The second relief measure focuses on providing soft working capital to authorized vehicle dealers at a concessional rate of interest. This financial support is intended to cover operational expenses and help dealers maintain their business operations despite the import restrictions.
Meanwhile, the General Manager of Bhutan Hyundai Motors, an authorized vehicle dealer in Thimphu, said the relief measures provided by the government will be beneficial, especially to those vehicle dealers who are operating on loans and overdrafts. However, he added that these measures will provide breathing space for now and that in the end, it all comes down to sustainability.
“Deferring means pushing back the loans and interest, but eventually, it will accumulate, potentially leading to a significant amount to be dealt with later. If the business does not pick up even after the lifting of the moratorium, it could result in future difficulties,” he said.
Additionally, the Chief Executive Officer (CEO) of the State Trading Corporation of Bhutan stated, “Yes, the moratorium has significantly affected our business. However, we are striving to sustain ourselves through other ventures, as we understand the government’s situation regarding the forex reserve.”
He also emphasized that the proposed relief measures would benefit the dealers. Nevertheless, he said that offering soft working capital to authorized vehicle dealers at a concessional rate of interest would be particularly advantageous if the same concessional rate of interest were extended to other business activities in which the dealers are currently engaged, such as temporary measures to ensure their sustainability. For instance, STCBL (State Trading Corporation of Bhutan Ltd.) is involved in the petroleum business, which is instrumental in keeping the company afloat. If the concessional rate of interest were applicable to this aspect of the business, it would aid the dealers in maintaining their operations.
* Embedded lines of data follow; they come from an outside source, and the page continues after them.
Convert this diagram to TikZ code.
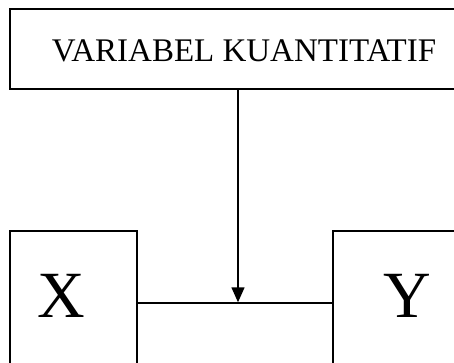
\documentclass[tikz,border=0pt]{standalone}
\usepackage{fontspec}
\setmainfont{Liberation Serif}
\usetikzlibrary{arrows.meta}
\begin{document}
\begin{tikzpicture}[x=1pt,y=-1pt,
  boxstyle/.style={draw=black,line width=1.6pt,fill=white,rectangle,inner sep=0pt},
  conn/.style={draw=black,line width=1.4pt}]
\useasboundingbox (0,0) rectangle (454,363);
\clip (0,0) rectangle (454,363);
\fill[white] (0,0) rectangle (454,363);
\node[boxstyle,minimum width=468pt,minimum height=80pt] (top) at (244,49) {};
\node[font=\fontsize{33}{36}\selectfont] (toptext) at (244,51) {VARIABEL KUANTITATIF};
\node[boxstyle,minimum width=127pt,minimum height=144pt] (xb) at (73.5,303) {};
\node[boxstyle,minimum width=150pt,minimum height=144pt] (yb) at (408,303) {};
\node[font=\fontsize{66}{70}\selectfont] (xl) at (61,296) {X};
\node[font=\fontsize{66}{70}\selectfont] (yl) at (407,296) {Y};
\draw[conn] (xb.east) -- (yb.west);
\coordinate (j) at (238,302.3);
\draw[conn,-{Triangle[width=13pt,length=15pt]}] (top.south -| j) -- (j);
\end{tikzpicture}
\end{document}
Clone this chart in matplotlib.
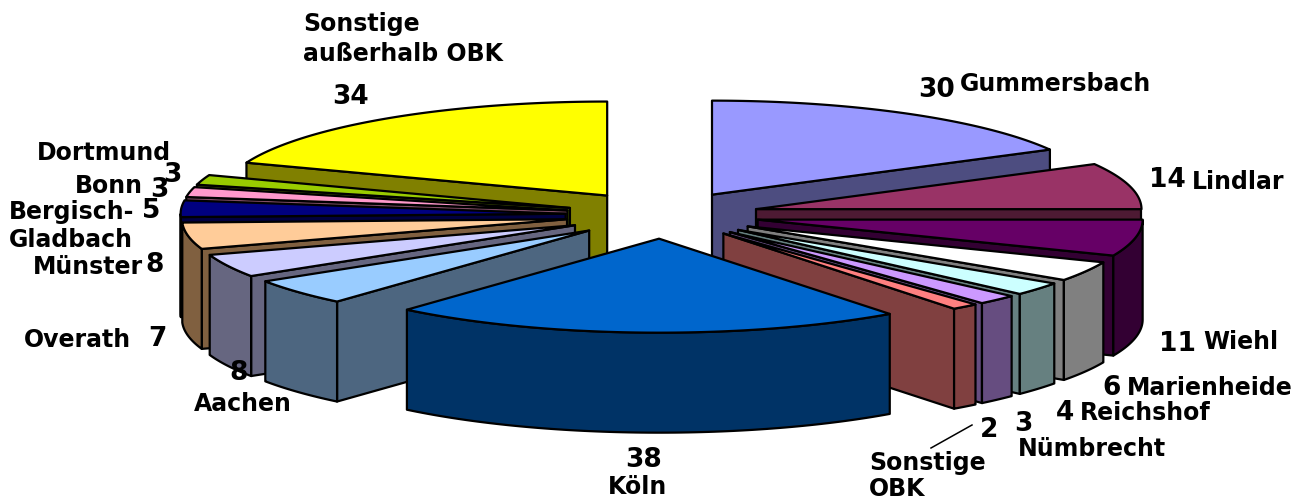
import numpy as np
import matplotlib
matplotlib.use("Agg")
import matplotlib.pyplot as plt
from matplotlib.patches import Polygon

# clockwise from 12 o'clock
NAMES = ["Gummersbach", "Lindlar", "Wiehl", "Marienheide", "Reichshof", "Nümbrecht",
         "Sonstige OBK", "Köln", "Aachen", "Overath", "Münster", "Bergisch-Gladbach",
         "Bonn", "Dortmund", "Sonstige außerhalb OBK"]
VALUES = [30, 14, 11, 6, 4, 3, 2, 38, 8, 7, 8, 5, 3, 3, 34]
TOP_COLORS = ["#9999ff", "#993366", "#660066", "#ffffff", "#ccffff", "#cc99ff",
              "#ff8080", "#0066cc", "#99ccff", "#ccccff", "#ffcc99", "#000080",
              "#ff99cc", "#99cc00", "#ffff00"]
SIDE_COLORS = ["#4d4d80", "#4d1a33", "#330033", "#808080", "#668080", "#664d80",
               "#804040", "#003366", "#4d6680", "#666680", "#806040", "#000040",
               "#804d66", "#4d6600", "#808000"]

# name label: text, x, y, ha, line spacing
NAME_LABELS = [
    ("Gummersbach", 960, 84, "left", 1.2), ("Lindlar", 1192, 182, "left", 1.2),
    ("Wiehl", 1203, 342, "left", 1.2), ("Marienheide", 1127, 388, "left", 1.2),
    ("Reichshof", 1080, 413, "left", 1.2), ("Nümbrecht", 1018, 449, "left", 1.2),
    ("Sonstige\nOBK", 869, 476, "left", 1.15), ("Köln", 638, 487, "center", 1.2),
    ("Aachen", 243, 404, "center", 1.2), ("Overath", 131, 340, "right", 1.2),
    ("Münster", 143, 267, "right", 1.2), ("Bergisch-\nGladbach", 9, 226, "left", 1.2),
    ("Bonn", 143, 186, "right", 1.2), ("Dortmund", 171, 153, "right", 1.2),
    ("Sonstige\naußerhalb OBK", 303, 39, "left", 1.27),
]
# value label positions line up with VALUES
VALUE_POS = [(937, 90), (1167, 180), (1178, 344), (1112, 388), (1065, 413), (1023, 424),
             (989, 430), (644, 460), (239, 373), (157, 339), (155, 265), (151, 211),
             (159, 190), (172, 175), (351, 97)]

CX, CY = 662.5, 215
RX, RY = 385, 94
EXPLODE = 97
DEPTH = 100
LW = 1.6
FS_NAME = 17
FS_VALUE = 19


def rim(apex, t):
    """Point on the rim of a slice, t in radians clockwise from top."""
    return apex[0] + RX * np.sin(t), apex[1] - RY * np.cos(t)


def draw_slice(ax, start, end, top_c, side_c):
    mid = (start + end) / 2
    apex = (CX + EXPLODE * np.sin(mid), CY - EXPLODE * RY / RX * np.cos(mid))
    ts = np.linspace(start, end, 80)
    xs, ys = rim(apex, ts)
    kw = dict(edgecolor="black", linewidth=LW, joinstyle="round")

    # radial walls
    if np.sin(end) > 0:
        ex, ey = rim(apex, end)
        ax.add_patch(Polygon([apex, (ex, ey), (ex, ey + DEPTH), (apex[0], apex[1] + DEPTH)],
                             facecolor=side_c, **kw))
    if np.sin(start) < 0:
        ex, ey = rim(apex, start)
        ax.add_patch(Polygon([apex, (ex, ey), (ex, ey + DEPTH), (apex[0], apex[1] + DEPTH)],
                             facecolor=side_c, **kw))
    # outer wall, front half only
    front = np.cos(ts) < 0
    if front.any():
        fx, fy = xs[front], ys[front]
        pts = list(zip(fx, fy)) + list(zip(fx[::-1], fy[::-1] + DEPTH))
        ax.add_patch(Polygon(pts, facecolor=side_c, **kw))
    # top
    ax.add_patch(Polygon([apex] + list(zip(xs, ys)), facecolor=top_c, **kw))


fig = plt.figure(figsize=(13.05, 5), dpi=100)
ax = fig.add_axes([0, 0, 1, 1])
ax.set_xlim(0, 1305)
ax.set_ylim(500, 0)
ax.axis("off")

edges = np.deg2rad(np.concatenate([[0], np.cumsum(VALUES)]) / sum(VALUES) * 360)
mids = (edges[:-1] + edges[1:]) / 2
# back slices first
for i in np.argsort(-np.cos(mids)):
    draw_slice(ax, edges[i], edges[i + 1], TOP_COLORS[i], SIDE_COLORS[i])

for text, x, y, ha, spacing in NAME_LABELS:
    ax.text(x, y, text, ha=ha, va="center", fontsize=FS_NAME, fontweight="bold",
            family="DejaVu Sans", linespacing=spacing)
for v, (x, y) in zip(VALUES, VALUE_POS):
    ax.text(x, y, str(v), ha="center", va="center", fontsize=FS_VALUE, fontweight="bold",
            family="DejaVu Sans")

# leader line for Sonstige OBK
ax.plot([931, 972], [448, 425], color="black", lw=1.1)

fig.savefig("out.png", dpi=100)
“Conversely, if the concessional rate of interest is exclusively applicable to vehicle purchases, it would be of no benefit, as we are not engaged in buying or importing vehicles at the moment,” he added.
The initial ban on vehicle imports was enforced on August 18, 2022, with an expected end date of December 2022. However, due to persisting economic concerns, this restriction was extended until August 2023. And now, the Ministry of Finance (MoF) has confirmed that the moratorium will remain in effect until February 17, 2024.
Meanwhile, the notification highlighted that the moratorium on vehicle imports was a response to Bhutan’s declining foreign reserves. The country’s foreign reserves plummeted from 839.6 million USD (equivalent to 15.08 months of essential imports) in June 2022 to 772.3 million USD (equivalent to 13.87 months of essential imports) in July 2022. This abrupt decline of 67.3 million USD in just a month prompted the government to take measures to safeguard the economy.
In 2021, Bhutan imported a total of 4,032 passenger cars, amounting to Nu 2.6 billion (bn). Out of these, 3,849 vehicles, valued at Nu 2.15 billion, were imported from neighboring India, while 183 vehicles, costing Nu 449.33 million, were sourced from other nations.